Introduced April 10, 2025 by Brian Emanuel Schatz · Last progress April 10, 2025
The bill strengthens detection, monitoring, and transparency of climate risks to the U.S. financial system—reducing systemic risk and improving planning for governments and infrastructure—but does so by imposing new reporting, testing, and capital expectations that will raise compliance costs, may be passed to consumers, create uneven effects across firms and communities, and raise governance and politicization concerns.
Taxpayers and middle‑class families face lower risk of bank failures and systemic shocks because regulators will identify climate-related losses and push firms to hold stronger capital buffers.

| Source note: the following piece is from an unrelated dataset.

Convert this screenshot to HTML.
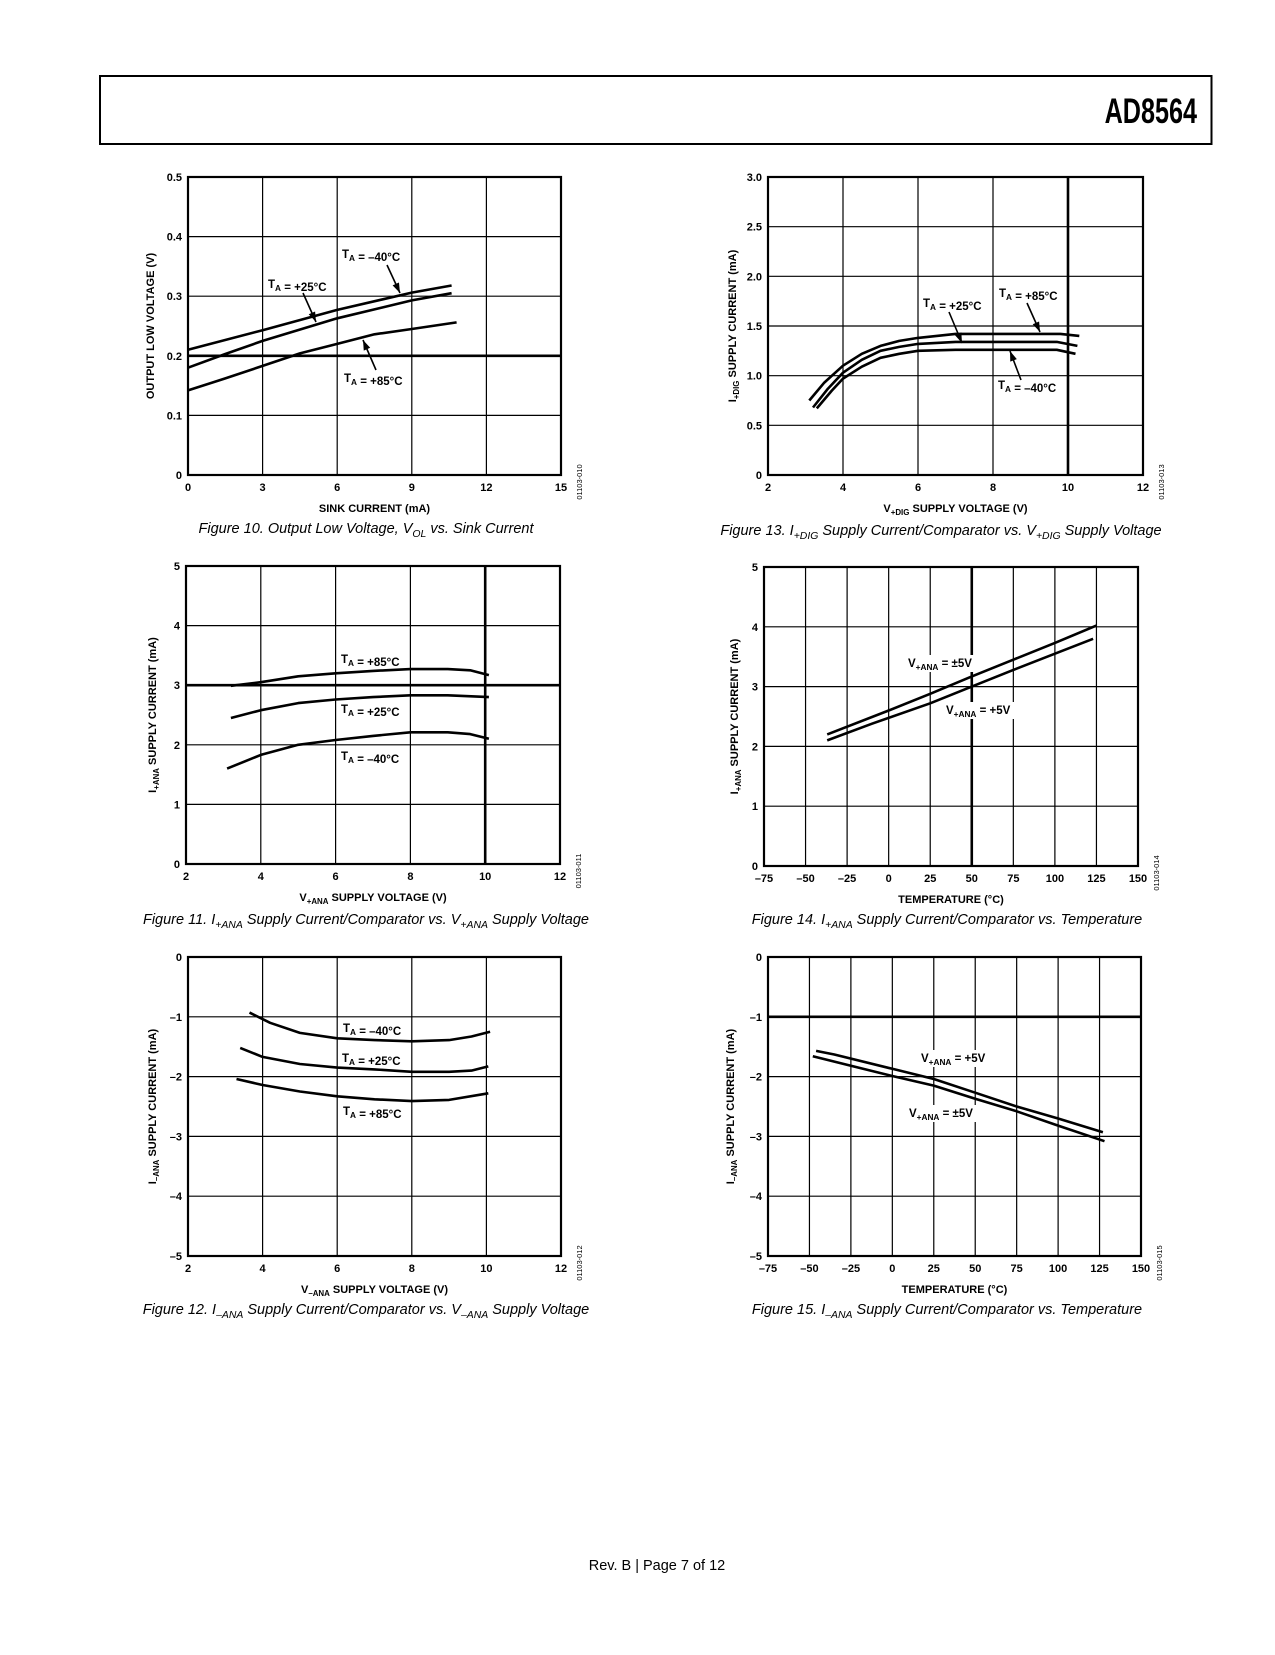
<!DOCTYPE html>
<html><head><meta charset="utf-8">
<style>
html,body{margin:0;padding:0;background:#fff;}
body{width:1275px;height:1650px;position:relative;overflow:hidden;font-family:"Liberation Sans",sans-serif;}
svg text{font-family:"Liberation Sans",sans-serif;}
</style></head>
<body>
<svg id="page" width="1275" height="1650" viewBox="0 0 1275 1650" xmlns="http://www.w3.org/2000/svg">
<rect x="100" y="76" width="1111.5" height="68" fill="none" stroke="#000" stroke-width="2"/>
<text x="1197" y="123" text-anchor="end" font-size="35" font-weight="bold" transform="translate(1197 0) scale(0.72 1) translate(-1197 0)">AD8564</text>
<text x="657" y="1570" text-anchor="middle" font-size="14.5">Rev. B | Page 7 of 12</text>
</svg>
<script>
// ---- Figure 10 data ----
const f10Series40x=[0,3,6,9,10.6];
const f10Series40y=[0.21,0.243,0.277,0.306,0.318];
const f10Series25x=[0,1.5,3,6,9,10.6];
const f10Series25y=[0.18,0.203,0.225,0.263,0.293,0.305];
const f10Series85x=[0,1.5,3,4.5,6,7.5,9,10.8];
const f10Series85y=[0.142,0.162,0.183,0.204,0.22,0.236,0.245,0.256];
const f10XTicks=[0,3,6,9,12,15];
const f10YTicks=[0,0.1,0.2,0.3,0.4,0.5];
const f10YTickLabels=["0","0.1","0.2","0.3","0.4","0.5"];
// ---- Figure 13 data ----
const f13Series85x=[3.1,3.5,4,4.5,5,5.5,6,7,9.8,10.3];
const f13Series85y=[0.75,0.93,1.1,1.22,1.3,1.35,1.38,1.42,1.42,1.4];
const f13Series25x=[3.2,3.6,4,4.5,5,5.5,6,7,9.7,10.25];
const f13Series25y=[0.68,0.87,1.03,1.16,1.25,1.29,1.32,1.34,1.34,1.3];
const f13Series40x=[3.3,3.7,4,4.5,5,5.5,6,7,9.7,10.2];
const f13Series40y=[0.67,0.85,0.97,1.09,1.18,1.22,1.25,1.26,1.26,1.22];
const f13XTicks=[2,4,6,8,10,12];
const f13YTicks=[0,0.5,1,1.5,2,2.5,3];
const f13YTickLabels=["0","0.5","1.0","1.5","2.0","2.5","3.0"];
// ---- Figure 11 data ----
const f11Series85x=[3.2,4,5,6,7,8,9,9.6,10.1];
const f11Series85y=[2.99,3.05,3.15,3.2,3.24,3.27,3.27,3.25,3.17];
const f11Series25x=[3.2,4,5,6,7,8,9,10.1];
const f11Series25y=[2.45,2.58,2.7,2.76,2.8,2.83,2.83,2.8];
const f11Series40x=[3.1,4,5,6,7,8,9,9.6,10.1];
const f11Series40y=[1.6,1.83,2.0,2.08,2.15,2.21,2.21,2.18,2.1];
const f11XTicks=[2,4,6,8,10,12];
const f11YTicks=[0,1,2,3,4,5];
// ---- Figure 14 data ----
const f14SeriesDualx=[-37,0,25,50,75,100,125];
const f14SeriesDualy=[2.2,2.6,2.88,3.17,3.45,3.73,4.02];
const f14SeriesSinglex=[-37,-10,25,50,75,100,123];
const f14SeriesSingley=[2.1,2.38,2.72,3.0,3.28,3.55,3.8];
const f14XTicks=[-75,-50,-25,0,25,50,75,100,125,150];
const f14YTicks=[0,1,2,3,4,5];
// ---- Figure 12 data ----
const f12Series40x=[3.65,4.2,5,6,7,8,9,9.6,10.1];
const f12Series40y=[-0.93,-1.1,-1.27,-1.36,-1.39,-1.41,-1.39,-1.33,-1.25];
const f12Series25x=[3.4,4,5,6,7,8,9,9.6,10.05];
const f12Series25y=[-1.52,-1.67,-1.79,-1.85,-1.88,-1.92,-1.92,-1.9,-1.83];
const f12Series85x=[3.3,4,5,6,7,8,9,10.05];
const f12Series85y=[-2.04,-2.14,-2.25,-2.33,-2.38,-2.41,-2.39,-2.28];
const f12XTicks=[2,4,6,8,10,12];
const f12YTicks=[-5,-4,-3,-2,-1,0];
// ---- Figure 15 data ----
const f15SeriesSinglex=[-46,-35,0,25,50,75,100,127];
const f15SeriesSingley=[-1.57,-1.63,-1.87,-2.04,-2.27,-2.5,-2.7,-2.93];
const f15SeriesDualx=[-48,-25,0,25,50,75,100,128];
const f15SeriesDualy=[-1.66,-1.82,-1.99,-2.15,-2.37,-2.58,-2.82,-3.08];
const f15XTicks=[-75,-50,-25,0,25,50,75,100,125,150];
const f15YTicks=[-5,-4,-3,-2,-1,0];

const NS="http://www.w3.org/2000/svg";
const page=document.getElementById('page');
function el(tag,attrs,parent){const e=document.createElementNS(NS,tag);for(const k in attrs)e.setAttribute(k,attrs[k]);(parent||page).appendChild(e);return e;}
function fmtMinus(v){return String(v).replace('-','\u2013');}
// rich text: parts [text, sub?]
function rich(parent,x,y,parts,size,anchor,weight,style){
  const t=el('text',{x:x,y:y,'font-size':size,'text-anchor':anchor||'start','font-weight':weight||'bold','font-style':style||'normal'},parent);
  parts.forEach(p=>{const s=document.createElementNS(NS,'tspan');s.textContent=p[0];
    if(p[1]){s.setAttribute('font-size',size*0.72);s.setAttribute('dy',size*0.28);}
    else if(p[2]){s.setAttribute('dy',-size*0.28);}
    t.appendChild(s);});
  return t;
}
function buildChart(cfg){
  const g=el('g',{});
  
  
  const {L,R,T,B,xmin,xmax,ymin,ymax}=cfg;
  const sx=v=>L+(v-xmin)/(xmax-xmin)*(R-L);
  const sy=v=>B-(v-ymin)/(ymax-ymin)*(B-T);
  cfg.xTicks.forEach((v,i)=>{
    if(v!==xmin&&v!==xmax){const ln=el('line',{x1:sx(v),x2:sx(v),y1:T,y2:B,stroke:'#000','stroke-width':(cfg.thickX===v)?2.6:1.2},g);
      
      }
    const t=el('text',{x:sx(v),y:B+16,'font-size':11,'font-weight':'bold','text-anchor':'middle'},g);
    t.textContent=fmtMinus(v);
    
    
  });
  cfg.yTicks.forEach((v,i)=>{
    if(v!==ymin&&v!==ymax){const ln=el('line',{x1:L,x2:R,y1:sy(v),y2:sy(v),stroke:'#000','stroke-width':(cfg.thickY===v)?2.6:1.2},g);
      
      }
    const t=el('text',{x:L-6,y:sy(v)+4,'font-size':11,'font-weight':'bold','text-anchor':'end'},g);
    t.textContent=cfg.yLabels?cfg.yLabels[i]:fmtMinus(v);
    
    
  });
  // label backgrounds
  (cfg.labels||[]).forEach(lb=>{
    if(lb.bg){const r=el('rect',{x:lb.x-3,y:lb.y-12,width:lb.w,height:17,fill:'#fff'},g);
      
      }
  });
  const fr=el('rect',{x:L,y:T,width:R-L,height:B-T,fill:'none',stroke:'#000','stroke-width':2.2},g);
  
  
  cfg.series.forEach(s=>{
    const d=s.x.map((v,i)=>(i?'L':'M')+sx(v).toFixed(1)+' '+sy(s.y[i]).toFixed(1)).join(' ');
    const p=el('path',{d:d,fill:'none',stroke:'#000','stroke-width':2.6,'stroke-linejoin':'round'},g);
    
    
  });
  (cfg.labels||[]).forEach(lb=>{
    const t=rich(g,lb.x,lb.y,lb.parts,11.5,'start','bold');
    
    
  });
  (cfg.arrows||[]).forEach(a=>{
    const [x1,y1,x2,y2]=a;
    const ln=el('line',{x1:x1,y1:y1,x2:x2,y2:y2,stroke:'#000','stroke-width':1.6},g);
    
    
    const ang=Math.atan2(y2-y1,x2-x1),l=10,w=3.5;
    const bx=x2-l*Math.cos(ang),by=y2-l*Math.sin(ang);
    const pts=[[x2,y2],[bx+w*Math.sin(ang),by-w*Math.cos(ang)],[bx-w*Math.sin(ang),by+w*Math.cos(ang)]].map(p=>p.join(',')).join(' ');
    const hd=el('polygon',{points:pts,fill:'#000'},g);
    
    
  });
  const xt=rich(g,(L+R)/2,B+37,cfg.xTitle,11,'middle','bold');
  
  
  const ytx=cfg.yTitleX, yty=(T+B)/2;
  const yt=rich(g,ytx,yty,cfg.yTitle,11,'middle','bold');
  yt.setAttribute('transform','rotate(-90 '+ytx+' '+yty+')');
  
  
  const cx=R+21,cy=B+7;
  const code=el('text',{x:cx,y:cy,'font-size':7.5,'text-anchor':'middle',transform:'rotate(-90 '+cx+' '+cy+')'},g);
  code.textContent=cfg.code;
  
  
  const cap=rich(g,cfg.capX,cfg.capY,cfg.caption,14.5,'middle','normal','italic');
  
  
}
const TA=(s)=>[["T"],["A",1],[" = "+s]];
buildChart({name:'figure-10-chart',L:188,R:561,T:177,B:475,xmin:0,xmax:15,ymin:0,ymax:0.5,xTicks:f10XTicks,yTicks:f10YTicks,yLabels:f10YTickLabels,thickY:0.2,
  series:[{name:'series-minus40c',x:f10Series40x,y:f10Series40y},{name:'series-plus25c',x:f10Series25x,y:f10Series25y},{name:'series-plus85c',x:f10Series85x,y:f10Series85y}],
  labels:[{x:342,y:258,parts:TA("\u201340\u00b0C")},{x:268,y:288,parts:TA("+25\u00b0C")},{x:344,y:382,parts:TA("+85\u00b0C")}],
  arrows:[[387,265,400,293],[303,293,316,322],[376,370,363,340]],
  xTitle:[["SINK CURRENT (mA)"]],yTitle:[["OUTPUT LOW VOLTAGE (V)"]],yTitleX:154,code:'01103-010',
  caption:[["Figure 10. Output Low Voltage, V"],["OL",1],[" vs. Sink Current",0,1]],capX:366,capY:533});
buildChart({name:'figure-13-chart',L:768,R:1143,T:177,B:475,xmin:2,xmax:12,ymin:0,ymax:3,xTicks:f13XTicks,yTicks:f13YTicks,yLabels:f13YTickLabels,thickX:10,
  series:[{name:'series-plus85c',x:f13Series85x,y:f13Series85y},{name:'series-plus25c',x:f13Series25x,y:f13Series25y},{name:'series-minus40c',x:f13Series40x,y:f13Series40y}],
  labels:[{x:923,y:307,parts:TA("+25\u00b0C")},{x:999,y:297,parts:TA("+85\u00b0C")},{x:998,y:389,parts:TA("\u201340\u00b0C")}],
  arrows:[[949,312,962,343],[1027,303,1040,332],[1021,380,1010,351]],
  xTitle:[["V"],["+DIG",1],[" SUPPLY VOLTAGE (V)",0,1]],yTitle:[["I"],["+DIG",1],[" SUPPLY CURRENT (mA)",0,1]],yTitleX:736,code:'01103-013',
  caption:[["Figure 13. I"],["+DIG",1],[" Supply Current/Comparator vs. V",0,1],["+DIG",1],[" Supply Voltage",0,1]],capX:941,capY:535});
buildChart({name:'figure-11-chart',L:186,R:560,T:566,B:864,xmin:2,xmax:12,ymin:0,ymax:5,xTicks:f11XTicks,yTicks:f11YTicks,thickX:10,thickY:3,
  series:[{name:'series-plus85c',x:f11Series85x,y:f11Series85y},{name:'series-plus25c',x:f11Series25x,y:f11Series25y},{name:'series-minus40c',x:f11Series40x,y:f11Series40y}],
  labels:[{x:341,y:663,parts:TA("+85\u00b0C")},{x:341,y:713,parts:TA("+25\u00b0C")},{x:341,y:760,parts:TA("\u201340\u00b0C")}],
  xTitle:[["V"],["+ANA",1],[" SUPPLY VOLTAGE (V)",0,1]],yTitle:[["I"],["+ANA",1],[" SUPPLY CURRENT (mA)",0,1]],yTitleX:156,code:'01103-011',
  caption:[["Figure 11. I"],["+ANA",1],[" Supply Current/Comparator vs. V",0,1],["+ANA",1],[" Supply Voltage",0,1]],capX:366,capY:924});
buildChart({name:'figure-14-chart',L:764,R:1138,T:567,B:866,xmin:-75,xmax:150,ymin:0,ymax:5,xTicks:f14XTicks,yTicks:f14YTicks,thickX:50,
  series:[{name:'series-dual-5v',x:f14SeriesDualx,y:f14SeriesDualy},{name:'series-single-5v',x:f14SeriesSinglex,y:f14SeriesSingley}],
  labels:[{x:908,y:667,bg:1,w:80,parts:[["V"],["+ANA",1],[" = \u00b15V",0,1]]},{x:946,y:714,bg:1,w:80,parts:[["V"],["+ANA",1],[" = +5V",0,1]]}],
  xTitle:[["TEMPERATURE (\u00b0C)"]],yTitle:[["I"],["+ANA",1],[" SUPPLY CURRENT (mA)",0,1]],yTitleX:738,code:'01103-014',
  caption:[["Figure 14. I"],["+ANA",1],[" Supply Current/Comparator vs. Temperature",0,1]],capX:947,capY:924});
buildChart({name:'figure-12-chart',L:188,R:561,T:957,B:1256,xmin:2,xmax:12,ymin:-5,ymax:0,xTicks:f12XTicks,yTicks:f12YTicks,
  series:[{name:'series-minus40c',x:f12Series40x,y:f12Series40y},{name:'series-plus25c',x:f12Series25x,y:f12Series25y},{name:'series-plus85c',x:f12Series85x,y:f12Series85y}],
  labels:[{x:343,y:1032,parts:TA("\u201340\u00b0C")},{x:342,y:1062,parts:TA("+25\u00b0C")},{x:343,y:1115,parts:TA("+85\u00b0C")}],
  xTitle:[["V"],["\u2013ANA",1],[" SUPPLY VOLTAGE (V)",0,1]],yTitle:[["I"],["\u2013ANA",1],[" SUPPLY CURRENT (mA)",0,1]],yTitleX:156,code:'01103-012',
  caption:[["Figure 12. I"],["\u2013ANA",1],[" Supply Current/Comparator vs. V",0,1],["\u2013ANA",1],[" Supply Voltage",0,1]],capX:366,capY:1314});
buildChart({name:'figure-15-chart',L:768,R:1141,T:957,B:1256,xmin:-75,xmax:150,ymin:-5,ymax:0,xTicks:f15XTicks,yTicks:f15YTicks,thickY:-1,
  series:[{name:'series-single-5v',x:f15SeriesSinglex,y:f15SeriesSingley},{name:'series-dual-5v',x:f15SeriesDualx,y:f15SeriesDualy}],
  labels:[{x:921,y:1062,bg:1,w:80,parts:[["V"],["+ANA",1],[" = +5V",0,1]]},{x:909,y:1117,bg:1,w:80,parts:[["V"],["+ANA",1],[" = \u00b15V",0,1]]}],
  xTitle:[["TEMPERATURE (\u00b0C)"]],yTitle:[["I"],["\u2013ANA",1],[" SUPPLY CURRENT (mA)",0,1]],yTitleX:734,code:'01103-015',
  caption:[["Figure 15. I"],["\u2013ANA",1],[" Supply Current/Comparator vs. Temperature",0,1]],capX:947,capY:1314});
</script>
</body></html>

Financial institutions, investors, and markets gain standardized, science‑based climate scenarios and data that improve transparency and enable better risk assessment and pricing of climate exposures.
State and local governments, utilities, and communities get publicly available scenario outputs and data to plan adaptation, improving infrastructure resilience and emergency planning.
Covered banks and large financial firms will incur higher compliance, analytic, and capital costs that are likely to be passed along as higher fees, reduced lending, or increased borrowing costs for consumers and businesses.
Linking climate reporting to financial‑stability statutes and giving agencies discretion over scientific inputs could politicize oversight, expand supervisory reach, and invite disputes over which science informs regulation.
Emphasizing climate scenarios and transition risks may accelerate disinvestment from fossil‑fuel sectors and harm workers, communities, and local economies tied to those industries.
Based on analysis of 7 sections of legislative text.
Requires the Federal Reserve to build standardized climate-change risk scenarios, assemble a technical group of climate scientists and economists, and use those scenarios to run recurring climate-focused capital adequacy tests for the largest bank holding companies and nonbank financial companies. It also creates recurring surveys of covered banking entities to evaluate geographic and sector concentrations, publicly reports aggregated findings, and requires public technical guidance and resources to help firms assess physical and transition risks.